Un e-reader puede ser cualquier publicación, género o información; cualquier libro, bueno o no, bello o útil, nuevo o viejo, favorito o no; un diario, un mapa, un cuento. Pero para que sea todo ello es preciso que en principio no sea absolutamente nada. En cambio, un libro impreso solo puede ser lo que es y jamás una cosa distinta. He ahí su valor: su realidad única e inmutable. En el círculo de neurótica mudabilidad de nuestra “sociedad líquida” –diría Zygunt Bauman– en que la ansiedad por renovar y desechar permea nuestras vidas e impone hasta la mutación quirúrgica de los rostros, lo que persiste en el tiempo se torna de pronto cálido y fiable.

Los recuerdos exigen huellas, cofres. Sin nada que aferrar, la experiencia erra como polvareda de bits rumbo a la papelera

La virtualidad es inasible e ilimitada. Como el espíritu. Y nada como él necesita dramáticamente de una superficie o raíz que lo inserte en lo real dotándolo de una irrefutable materialidad. De la misma manera que una madre no aceptaría querer a su bebé sino abrazando su cuerpecito rollizo y tibio; e igual que de la vida de pareja decimos, con San Juan de la Cruz, que “la dolencia de amor no se cura sino es con la presencia y la figura”.
También los recuerdos exigen huellas, cofres, símbolos. Sin asideros que aferrar, nuestras experiencias errarían como polvaredas de bits rumbo a la papelera o la chatarra. Por el contrario queridos, como los libros de un buen lector, los humanos al fin habitamos el mundo y así, releídos, adquirimos ese resplandor que todo lo breve precisa para cruzar la noche.
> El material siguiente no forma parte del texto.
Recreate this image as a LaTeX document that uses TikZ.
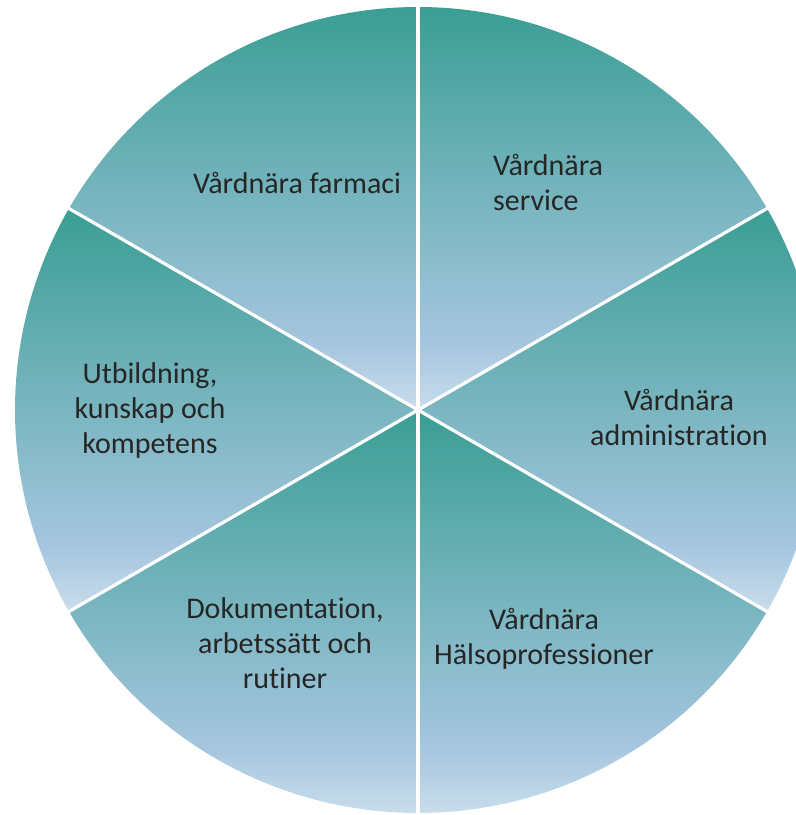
\documentclass[tikz,border=0pt]{standalone}
\usepackage{fontspec}
\setmainfont{Carlito}[Ligatures=NoCommon]
\definecolor{sliceteal}{HTML}{3A9E94}
\definecolor{sliceblue}{HTML}{A6C6DF}
\definecolor{slicelight}{HTML}{C9DDEC}
\definecolor{labelgray}{HTML}{262626}
\pgfdeclareverticalshading{slicefill}{100bp}{color(0bp)=(slicelight); color(25bp)=(slicelight); color(33bp)=(sliceblue); color(75bp)=(sliceteal); color(100bp)=(sliceteal)}
\tikzset{
  slicelabel/.style={text=labelgray, font=\fontsize{30}{35}\selectfont, align=center, inner sep=0pt},
  divider/.style={white, line width=3.2pt}
}
\begin{document}
\begin{tikzpicture}[x=1pt,y=1pt]
\useasboundingbox (0,0) rectangle (796,-815);
\clip (0,0) rectangle (796,-815);
\coordinate (c) at (418,-410);

% six slices, each shaded over its own height
\foreach \a in {-90,-30,30,90,150,210}
	\shade[shading=slicefill] (c) -- ++(\a:403) arc[start angle=\a, end angle=\a+60, radius=403] -- cycle;

\foreach \a [count=\i] in {-90,-30,30,90,150,210}
	\path (c) ++(\a:405) coordinate (rim\i);
\foreach \i in {1,...,6}
	\draw[divider] (c) -- (rim\i);

\node[slicelabel] (farmaci) at (297,-183) {Vårdnära farmaci};
\node[slicelabel, align=left, anchor=west] (service) at (493,-182) {Vårdnära\\service};
\node[slicelabel] (admin) at (679,-417) {Vårdnära\\administration};
\node[slicelabel] (halso) at (544,-639) {Vårdnära\\Hälsoprofessioner};
\node[slicelabel] (dok) at (285,-643) {Dokumentation,\\arbetssätt och\\rutiner};
\node[slicelabel] (utb) at (150,-410) {Utbildning,\\kunskap och\\kompetens};
\end{tikzpicture}
\end{document}
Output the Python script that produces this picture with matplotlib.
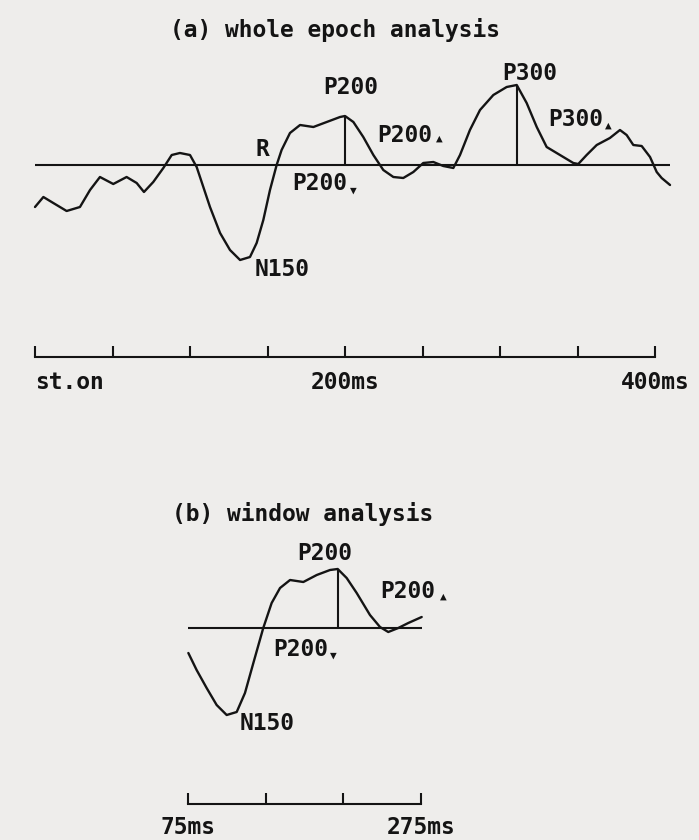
import numpy as np
import matplotlib
matplotlib.use("Agg")
import matplotlib.pyplot as plt

# ---- data: panel (a) whole epoch ERP (time in ms, amplitude in a.u., positive up)
t_whole = [0, 5.4, 11.8, 20.4, 29.0, 35.5, 41.9, 50.5, 59.1, 65.6, 70.3, 76.3, 82.8,
           88.2, 93.5, 100.0, 104.3, 108.6, 112.9, 119.4, 125.8, 132.3, 138.7, 143.0,
           147.3, 151.6, 155.9, 159.1, 164.5, 171.0, 179.6, 188.2, 196.8, 200.0, 205.4,
           211.8, 218.3, 224.7, 231.2, 237.6, 244.1, 250.5, 257.0, 263.4, 269.9, 274.2,
           280.6, 287.1, 295.7, 304.3, 310.8, 317.2, 323.7, 330.1, 338.7, 347.3, 350.5,
           355.9, 362.4, 370.9, 377.4, 381.7, 386.0, 391.4, 396.8, 401.1, 404.3, 409.7]
amp_whole = [-4.2, -3.2, -3.8, -4.6, -4.2, -2.5, -1.2, -1.9, -1.2, -1.8, -2.7, -1.7, -0.3,
             1.0, 1.2, 1.0, -0.2, -2.2, -4.2, -6.8, -8.5, -9.5, -9.2, -7.8,
             -5.5, -2.5, 0.0, 1.5, 3.2, 4.0, 3.8, 4.3, 4.8, 4.9, 4.3,
             2.8, 1.0, -0.5, -1.2, -1.3, -0.7, 0.2, 0.3, -0.1, -0.3, 1.0,
             3.5, 5.5, 7.0, 7.8, 8.0, 6.2, 3.8, 1.8, 1.0, 0.2, 0.1,
             1.0, 2.0, 2.7, 3.5, 3.0, 2.0, 1.9, 0.8, -0.7, -1.3, -2.0]

# ---- data: panel (b) window analysis
t_window = [75.3, 82.4, 91.0, 99.6, 108.2, 116.8, 123.9, 131.1, 139.6, 146.8, 154.0,
            162.6, 174.0, 185.5, 196.9, 203.5, 211.2, 219.8, 231.2, 239.8, 246.9,
            255.5, 264.1, 275.6]
amp_window = [-2.5, -4.2, -6.0, -7.7, -8.7, -8.4, -6.5, -3.5, 0.0, 2.5, 4.0,
              4.8, 4.6, 5.3, 5.8, 5.9, 5.0, 3.5, 1.3, 0.1, -0.4,
              0.0, 0.5, 1.1]

ticks_whole = [0, 50, 100, 150, 200, 250, 300, 350, 400]
ticklabels_whole = ["st.on", "", "", "", "200ms", "", "", "", "400ms"]
ticks_window = np.linspace(75, 275, 4)
ticklabels_window = ["75ms", "", "", "275ms"]

W, H = 699, 840
BG = "#eeedeb"
INK = "#141414"
FONT = ["DejaVu Sans Mono", "DejaVu Sans"]
FS = 16.5

fig = plt.figure(figsize=(W / 100, H / 100), dpi=100, facecolor=BG)


def fx(px):
    return px / W


def fy(py):
    return 1 - py / H


def label(px, py, s, size=FS):
    # py is the visual middle of the capitals
    fig.text(fx(px), fy(py + 7.5), s, ha="center", va="baseline",
             fontsize=size, fontweight="bold", family=FONT, color=INK)


def tri(px, py, s):
    fig.text(fx(px), fy(py), s, ha="center", va="center",
             fontsize=8, family=FONT, color=INK)


def setup(ax, x0_px, t0, px_per_ms, base_py, bar_py, ticks, labels, lo, hi, pad):
    ax.set_facecolor("none")
    ax.set_xlim((0 - x0_px) / px_per_ms + t0, (W - x0_px) / px_per_ms + t0)
    top_py, bot_py = ax_px_range[ax]
    ax.set_ylim((base_py - bot_py) / 10, (base_py - top_py) / 10)
    for s in ["top", "left", "right"]:
        ax.spines[s].set_visible(False)
    sp = ax.spines["bottom"]
    sp.set_position(("data", (base_py - bar_py) / 10))
    sp.set_bounds(lo, hi)
    sp.set_linewidth(1.5)
    sp.set_color(INK)
    ax.set_yticks([])
    ax.set_xticks(ticks)
    ax.set_xticklabels(labels)
    ax.tick_params(axis="x", direction="in", length=8, width=1.5, color=INK,
                   pad=pad, labelsize=FS, labelcolor=INK)
    for lab in ax.get_xticklabels():
        lab.set_family(FONT)
        lab.set_fontweight("bold")


ax_a = fig.add_axes([0, 0.5, 1, 0.5])
ax_b = fig.add_axes([0, 0.0, 1, 0.5])
ax_px_range = {ax_a: (0, 420), ax_b: (420, 840)}

line_kw = dict(color=INK, lw=1.7, solid_joinstyle="round", solid_capstyle="round")

# ---- panel (a)
setup(ax_a, 35, 0, 1.55, 165, 357, ticks_whole, ticklabels_whole, 0, 400, 10)
ax_a.get_xticklabels()[0].set_ha("left")
ax_a.hlines(0, t_whole[0], t_whole[-1], color=INK, lw=1.5)
ax_a.plot(t_whole, amp_whole, **line_kw)
ta = np.array(t_whole)
aa = np.array(amp_whole)
m200 = (ta > 170) & (ta < 230)
i200 = np.argmax(np.where(m200, aa, -np.inf))
i300 = np.argmax(aa)
ax_a.vlines([ta[i200], ta[i300]], 0, [aa[i200], aa[i300]], color=INK, lw=1.5)

# ---- panel (b)
setup(ax_b, 188, 75, 1.165, 628, 804, ticks_window, ticklabels_window, 75, 275, 9)
ax_b.hlines(0, t_window[0], t_window[-1], color=INK, lw=1.5)
ax_b.plot(t_window, amp_window, **line_kw)
tb = np.array(t_window)
ab = np.array(amp_window)
ib = np.argmax(ab)
ax_b.vlines(tb[ib], 0, ab[ib], color=INK, lw=1.5)

# ---- titles and component labels
label(335, 30, "(a) whole epoch analysis")
label(351, 87, "P200")
label(262, 148, "R")
label(320, 183, "P200")
tri(353, 191, "\u25bc")
label(282, 268, "N150")
label(405, 134, "P200")
tri(439, 139, "\u25b2")
label(530, 72, "P300")
label(576, 119, "P300")
tri(608, 126, "\u25b2")

label(303, 513, "(b) window analysis")
label(325, 553, "P200")
label(408, 590, "P200")
tri(443, 597, "\u25b2")
label(301, 648, "P200")
tri(333, 656, "\u25bc")
label(267, 722, "N150")

fig.savefig("out.png", dpi=100, facecolor=BG)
Irene Vallejo, autora de El infinito en un junco. La invención de los libros en el mundo antiguo.

Dos bonus tracks

1. Alberto Manguel:
“No me siento cómodo en una biblioteca virtual: no se puede poseer verdaderamente a un fantasma. Yo anhelo la materialidad de las cosas verbales, la presencia sólida del libro, su forma, su tamaño, su textura. Entiendo la conveniencia de los libros inmateriales y la importancia que tienen en una sociedad del siglo XXI, pero para mí poseen la cualidad de las relaciones platónicas. Tal vez por eso siento tan profundamente la pérdida de aquellos libros que mis manos conocían tan bien. Soy como Tomás, que quiere tocar para creer.” (Mientras embalo mi biblioteca. Alianza, Madrid, 2017)

2. Irene Vallejo:
Somos los únicos animales que fabulan, que ahuyentan la oscuridad con cuentos, que gracias a los relatos aprenden a convivir con el caos, que avivan los rescoldos de las hogueras con el aire de sus palabras, que recorren largas distancias para llevar sus historias a los extraños. Y cuando compartimos los mismos relatos, dejamos de ser extraños” (El infinito en un junco. La invención de los libros en el mundo antiguo. Siruela, Madrid, 2019).